The Gospel Today
Monday of the Fourth Week of Advent
“My soul proclaims the greatness of the Lord;
my spirit rejoices in God my savior.
for he has looked upon his lowly servant.
From this day all generations will call me blessed:
the Almighty has done great things for me,
and holy is his Name.
He has mercy on those who fear him
in every generation.
He has shown the strength of his arm,
and has scattered the proud in their conceit.
He has cast down the mighty from their thrones
and has lifted up the lowly.
He has filled the hungry with good things,
and the rich he has sent away empty.
He has come to the help of his servant Israel
for he remembered his promise of mercy,
the promise he made to our fathers,
to Abraham and his children for ever.”
Mary remained with Elizabeth about three months
and then returned to her home.
Reflection (Sem. Jonathan Cigaral):
We are all sinners. It is a fact, and it is a reality. All of us are doing things that keep us away from God. We sin against God. Sin is a rupture of our communion with Him. At the same time it damages communion with the Church. However, God is greater than what sin can do to us. The Gospel for today reminds us that the power of God reverses the effects of sins.
Our God is a God of compassion and mercy. Mary, in her Magnificat, first proclaims the mercy of God who always keeps His promises. At the heart of God is the desire to give and to forgive. Love, not anger, brought Jesus to the cross. Crucifixion came as a result of God’s great desire to forgive, not His reluctance. Jesus knew that by His suffering He could actually absorb all the evil of humanity and so heal it, forgive it, redeem it. Because of this, He set into motion the entire redemptive process that culminated in the cross and was confirmed in the resurrection.
Secondly in Magnificat, Mary proclaims the change that is to take place in human condition. According to the Catechism of the Catholic Church, God gave us a gift of CONVERSION that entails both God’s forgiveness and reconciliation with the Church, which are expressed and accomplished liturgically by the Sacrament of Penance and Reconciliation.
Conversion according to Jacques Pasquier is rather a long process, a spiritual journey made up of failures and falls and, also, made of new beginnings, new discoveries, the experience at every moment of FIDELITY of a GOD who CALLS US BACK to Him, who CHANGES our hearts of stone ‘into hearts of flesh.
The process of conversion is nothing else than the constant living out of the Paschal Mystery, lived at the level of daily experience: death to a part of oneself, that the real self – the ‘God self’ in us – may grow. Paul’s prayer for the Ephesians expresses this constant call: ‘that your hidden selves may grow strong, that through faith Christ may dwell in your hearts.’Ephesian 3:17
As we await for the birth of our Lord Jesus Christ and as we prepare for this joyful occasion, it makes more meaningful if we do not just prepare the external aspects of our life but more so internally. Examine your life for the past year. How has God manifested in your life? Have you acknowledged the presence of God in your life? Have you done things that helped in your spiritual growth and developed your relationship with God? How have you become a good brother or a sister to your neighbor? Have you done certain actions that broke your union with God?
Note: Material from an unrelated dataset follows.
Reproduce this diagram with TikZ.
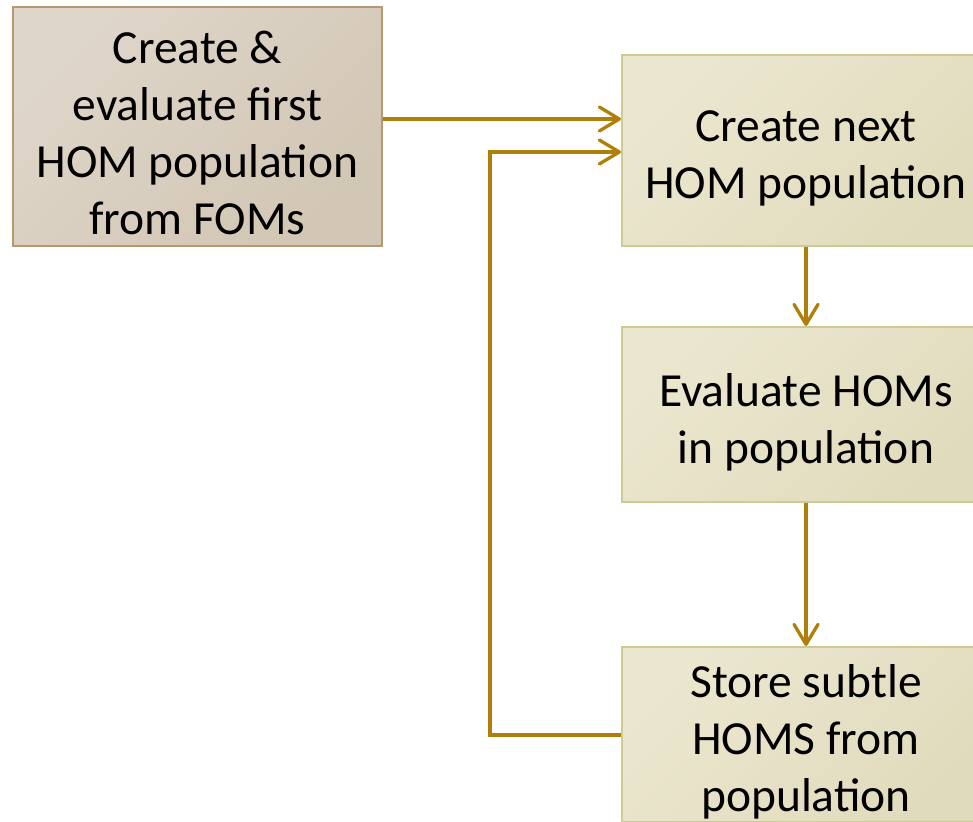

Answering these questions compelled me to go back to my own conversion experience in life. My life before I entered the seminary was all about worldliness. I abused God’s graciousness and kindness to me. Despite all His goodness, I chose to live a sinful life. Until finally I felt that I needed to do something to change my ways. It was through the sacrament of confession where I felt and realized the love of God. I felt that I was really forgiven from all my wrongful actions and decisions in life. If there is one change that the sacrament of confession brought in my life, it’s the courage to say “yes” to God’s call. Here I am in my third year of priestly formation.
The power of God to reverse the situation of man goes beyond impossibilities. No matter what the condition is, God remains a God of love and compassion, always ready to grant the longings of his children who want to be with Him in His Kingdom.